DESCRIPTION OF THE TASK:
Print, word for word, the opening line of the data below and every line after it through the line that contains "from matplotlib.patches import Rectangle", but not the pictures.

DATA EXCERPT:
····················

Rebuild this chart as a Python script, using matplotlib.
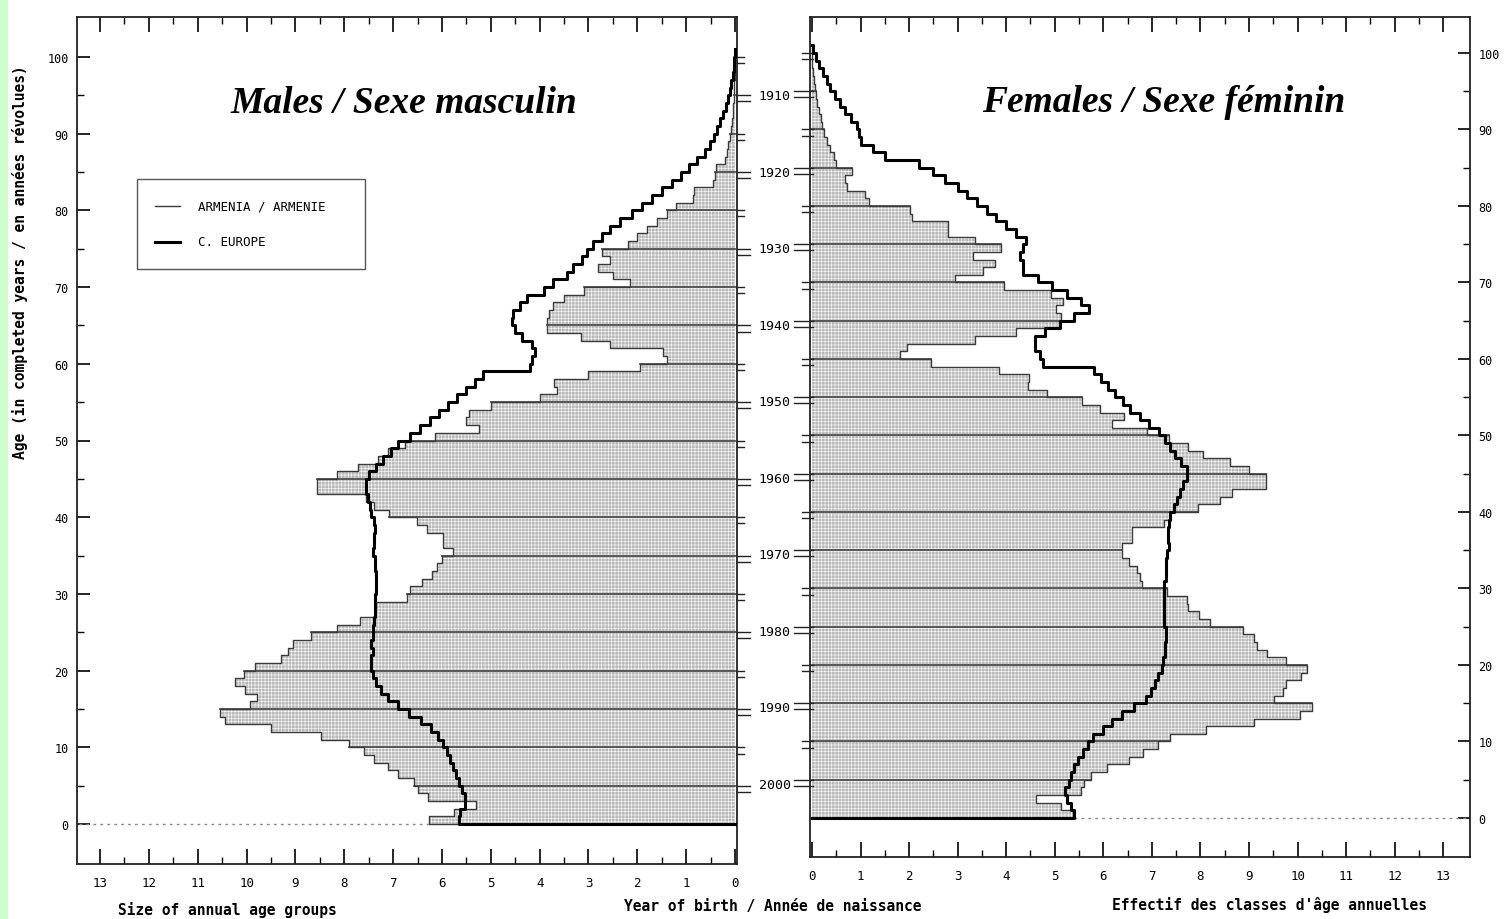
import numpy as np
import matplotlib
matplotlib.use('Agg')
import matplotlib.pyplot as plt
from matplotlib.patches import Rectangle

# Population on 1 January, annual age groups 0..100 (per thousand of total)
ages = np.arange(0, 101)

armenia_m = [6.26, 5.75, 5.3, 6.29, 6.5, 6.57, 6.9, 7.1, 7.4, 7.6,
             7.9, 8.48, 9.5, 10.45, 10.55, 9.92, 9.78, 10.03, 10.24, 10.06,
             9.82, 9.29, 9.15, 9.04, 8.69, 8.15, 7.68, 7.37, 7.35, 6.72,
             6.65, 6.41, 6.21, 6.11, 6.0, 5.77, 5.97, 5.97, 6.31, 6.52,
             7.08, 7.4, 7.55, 8.56, 8.56, 8.15, 7.71, 7.3, 7.1, 6.75,
             6.15, 5.25, 5.5, 5.45, 5.0, 4.0, 3.65, 3.7, 3.0, 1.95,
             1.4, 1.47, 2.55, 3.15, 3.85, 3.85, 3.8, 3.72, 3.5, 3.1,
             2.15, 2.5, 2.8, 2.55, 2.73, 2.2, 2.0, 1.8, 1.6, 1.4,
             1.2, 0.86, 0.84, 0.45, 0.42, 0.38, 0.2, 0.17, 0.14, 0.1,
             0.09, 0.07, 0.05, 0.04, 0.03, 0.02, 0.015, 0.01, 0.005, 0.003,
             0.002]

europe_m = [5.66, 5.62, 5.52, 5.52, 5.59, 5.66, 5.72, 5.77, 5.84, 5.9,
            5.98, 6.08, 6.22, 6.43, 6.68, 6.89, 7.1, 7.24, 7.35, 7.42,
            7.46, 7.46, 7.42, 7.46, 7.42, 7.42, 7.4, 7.38, 7.38, 7.36,
            7.35, 7.35, 7.35, 7.36, 7.38, 7.42, 7.4, 7.4, 7.38, 7.4,
            7.45, 7.48, 7.52, 7.55, 7.55, 7.5, 7.35, 7.2, 7.05, 6.9,
            6.65, 6.45, 6.25, 6.05, 5.87, 5.7, 5.5, 5.32, 5.15, 4.2,
            4.16, 4.09, 4.16, 4.37, 4.5, 4.57, 4.54, 4.4, 4.26, 3.92,
            3.72, 3.45, 3.31, 3.14, 3.04, 2.9, 2.73, 2.56, 2.35, 2.1,
            1.9, 1.7, 1.5, 1.3, 1.1, 0.95, 0.78, 0.62, 0.52, 0.44,
            0.37, 0.31, 0.25, 0.19, 0.15, 0.11, 0.08, 0.05, 0.03, 0.02,
            0.01]

armenia_f = [5.37, 5.13, 4.62, 5.55, 5.61, 5.75, 6.07, 6.53, 6.81, 7.13,
             7.37, 8.11, 9.1, 10.05, 10.3, 9.52, 9.7, 9.77, 10.08, 10.19,
             9.77, 9.38, 9.17, 9.1, 8.88, 8.2, 7.98, 7.75, 7.72, 7.31,
             6.8, 6.76, 6.69, 6.52, 6.39, 6.39, 6.59, 6.59, 7.24, 7.38,
             7.95, 8.4, 8.65, 9.35, 9.35, 9.0, 8.6, 8.05, 7.75, 7.35,
             6.9, 6.18, 6.42, 5.94, 5.57, 4.85, 4.44, 4.47, 3.86, 2.46,
             1.81, 1.95, 3.35, 4.2, 5.09, 5.12, 5.02, 5.16, 4.92, 3.96,
             2.94, 3.52, 3.76, 3.32, 3.9, 3.35, 2.8, 2.8, 2.05, 2.02,
             1.17, 1.1, 0.72, 0.69, 0.83, 0.5, 0.45, 0.38, 0.31, 0.25,
             0.21, 0.18, 0.14, 0.11, 0.09, 0.06, 0.04, 0.02, 0.01, 0.005,
             0.002]

europe_f = [5.4, 5.33, 5.26, 5.22, 5.29, 5.33, 5.4, 5.47, 5.58, 5.68,
            5.79, 6.0, 6.18, 6.39, 6.63, 6.88, 6.99, 7.06, 7.13, 7.2,
            7.23, 7.27, 7.27, 7.3, 7.3, 7.25, 7.25, 7.25, 7.25, 7.25,
            7.25, 7.3, 7.3, 7.3, 7.32, 7.35, 7.33, 7.33, 7.36, 7.38,
            7.45, 7.52, 7.58, 7.65, 7.72, 7.72, 7.6, 7.48, 7.38, 7.28,
            7.15, 6.95, 6.75, 6.55, 6.4, 6.25, 6.1, 5.95, 5.8, 4.75,
            4.7, 4.6, 4.6, 4.8, 5.1, 5.4, 5.7, 5.55, 5.25, 4.95,
            4.65, 4.35, 4.35, 4.28, 4.35, 4.4, 4.2, 4.0, 3.8, 3.6,
            3.4, 3.2, 3.0, 2.75, 2.5, 2.2, 1.5, 1.25, 1.0, 0.96,
            0.92, 0.8, 0.68, 0.58, 0.48, 0.38, 0.3, 0.22, 0.14, 0.08,
            0.03]

birth_years = [1910, 1920, 1930, 1940, 1950, 1960, 1970, 1980, 1990, 2000]
ref_year = 2005

size_ticks = list(range(0, 14))
age_ticks = list(range(0, 101, 10))

FILL = '#b9b9b9'
OUTLINE = '#3a3a3a'
MONO = 'DejaVu Sans Mono'
SERIF = 'Liberation Serif'

plt.rcParams['font.family'] = [MONO]
plt.rcParams['hatch.linewidth'] = 0.4

W, H = 1511, 920
fig = plt.figure(figsize=(W / 100, H / 100), dpi=100)
fig.patches.append(Rectangle((0, 0), 8 / W, 1, transform=fig.transFigure,
                             facecolor='#ccffcc', edgecolor='none', zorder=0))

ax_m = fig.add_axes([77 / W, 55 / H, 660 / W, 847 / H])
ax_f = fig.add_axes([810 / W, 62 / H, 660 / W, 840 / H])


def step_outline(vals):
    v = np.asarray(vals, dtype=float)
    idx = np.arange(len(v))
    xs = np.concatenate([[0], np.repeat(v, 2), [0]])
    ys = np.concatenate([[0], np.column_stack([idx, idx + 1]).ravel(), [len(v)]])
    return xs, ys


def draw_panel(ax, armenia, europe, outer):
    xa, ya = step_outline(armenia)
    xe, ye = step_outline(europe)
    ax.fill(xa, ya, facecolor=FILL, edgecolor='none', zorder=1)
    ax.fill(xa, ya, facecolor='none', edgecolor='white', hatch='+++++',
            linewidth=0, zorder=1.5)
    # darker rules every five years across the bars
    for a in range(5, 100, 5):
        w = max(armenia[a - 1], armenia[a])
        ax.plot([0, w], [a, a], color='#4d4d4d', lw=1.3, zorder=2)
    ax.plot(xa, ya, color=OUTLINE, lw=1.0, zorder=3)
    ax.plot(xe, ye, color='black', lw=2.2, zorder=4)
    start = max(armenia[0], europe[0])
    ax.plot([start, outer], [0, 0], color='#8a8a8a', lw=1.0,
            linestyle=(0, (2, 3)), zorder=2)


draw_panel(ax_m, armenia_m, europe_m, 13.47)
draw_panel(ax_f, armenia_f, europe_f, 13.55)

ax_m.set_xlim(13.47, -0.04)
ax_m.set_ylim(-5.2, 105.2)
ax_f.set_xlim(-0.04, 13.55)
ax_f.set_ylim(-5.1, 104.7)

for ax in (ax_m, ax_f):
    ax.set_xticks(size_ticks)
    ax.set_xticks(np.arange(0.5, 13, 1), minor=True)
    ax.set_yticks(age_ticks)
    ax.set_yticks(np.arange(5, 100, 10), minor=True)
    ax.tick_params(axis='x', which='major', direction='in', length=11,
                   width=1.2, top=True, bottom=True, labelsize=9, pad=9)
    ax.tick_params(axis='x', which='minor', direction='in', length=5,
                   width=1.0, top=True, bottom=True)
    ax.tick_params(axis='y', which='major', direction='in', length=9,
                   width=1.2, labelsize=8.5, pad=6)
    ax.tick_params(axis='y', which='minor', direction='in', length=5,
                   width=1.0)
    for sp in ax.spines.values():
        sp.set_linewidth(1.3)
        sp.set_color('#222222')

ax_m.tick_params(axis='y', which='both', left=True, right=False)
ax_f.yaxis.tick_right()
ax_f.tick_params(axis='y', which='both', left=False, right=True)

# cohort marks on the two inner spines
for a in range(5, 101, 5):
    labelled = (a % 10 == 5)
    lm = (13 if labelled else 7) / 660
    lf = (16 if labelled else 8) / 660
    for yy in (a, a - 0.8):
        ax_m.plot([1.0, 1.0 + lm], [yy, yy], transform=ax_m.get_yaxis_transform(),
                  color='#222222', lw=1.0, clip_on=False)
        ax_f.plot([-lf, 0.004], [yy, yy], transform=ax_f.get_yaxis_transform(),
                  color='#222222', lw=1.0, clip_on=False)

for yr in birth_years:
    ax_f.text(-0.029, ref_year - yr - 0.6, str(yr), transform=ax_f.get_yaxis_transform(),
              ha='right', va='center', fontsize=9.5, clip_on=False)

# titles
ax_m.text(0.495, 0.8985, 'Males / Sexe masculin', transform=ax_m.transAxes,
          ha='center', va='center', fontsize=27, family=SERIF,
          fontweight='bold', fontstyle='italic')
ax_f.text(0.536, 0.90, 'Females / Sexe féminin', transform=ax_f.transAxes,
          ha='center', va='center', fontsize=27, family=SERIF,
          fontweight='bold', fontstyle='italic')

# legend box
ax_m.add_patch(Rectangle((0.0909, 0.7025), 0.3455, 0.1062, transform=ax_m.transAxes,
                         facecolor='white', edgecolor='#555555', lw=1.0, zorder=5))
ax_m.plot([0.118, 0.156], [0.7769, 0.7769], transform=ax_m.transAxes,
          color=OUTLINE, lw=1.0, zorder=6)
ax_m.plot([0.118, 0.156], [0.7344, 0.7344], transform=ax_m.transAxes,
          color='black', lw=2.2, zorder=6)
ax_m.text(0.1833, 0.7769, 'ARMENIA / ARMENIE', transform=ax_m.transAxes,
          ha='left', va='center', fontsize=9, zorder=6)
ax_m.text(0.1833, 0.7344, 'C. EUROPE', transform=ax_m.transAxes,
          ha='left', va='center', fontsize=9, zorder=6)

# axis captions
fig.text(118 / W, 1 - 910 / H, 'Size of annual age groups', ha='left',
         va='center', fontsize=10.5, fontweight='bold')
fig.text(773 / W, 1 - 907 / H, 'Year of birth / Année de naissance',
         ha='center', va='center', fontsize=10.5, fontweight='bold')
fig.text(1269 / W, 1 - 905 / H, "Effectif des classes d'âge annuelles",
         ha='center', va='center', fontsize=10.5, fontweight='bold')
fig.text(20 / W, 1 - 262 / H, 'Age (in completed years / en années révolues)',
         ha='center', va='center', rotation=90, fontsize=10.5, fontweight='bold')

fig.savefig('out.png', dpi=100)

····················

RESPONSE TO THIS TASK:
Rebuild this chart as a Python script, using matplotlib.
import numpy as np
import matplotlib
matplotlib.use('Agg')
import matplotlib.pyplot as plt
from matplotlib.patches import Rectangle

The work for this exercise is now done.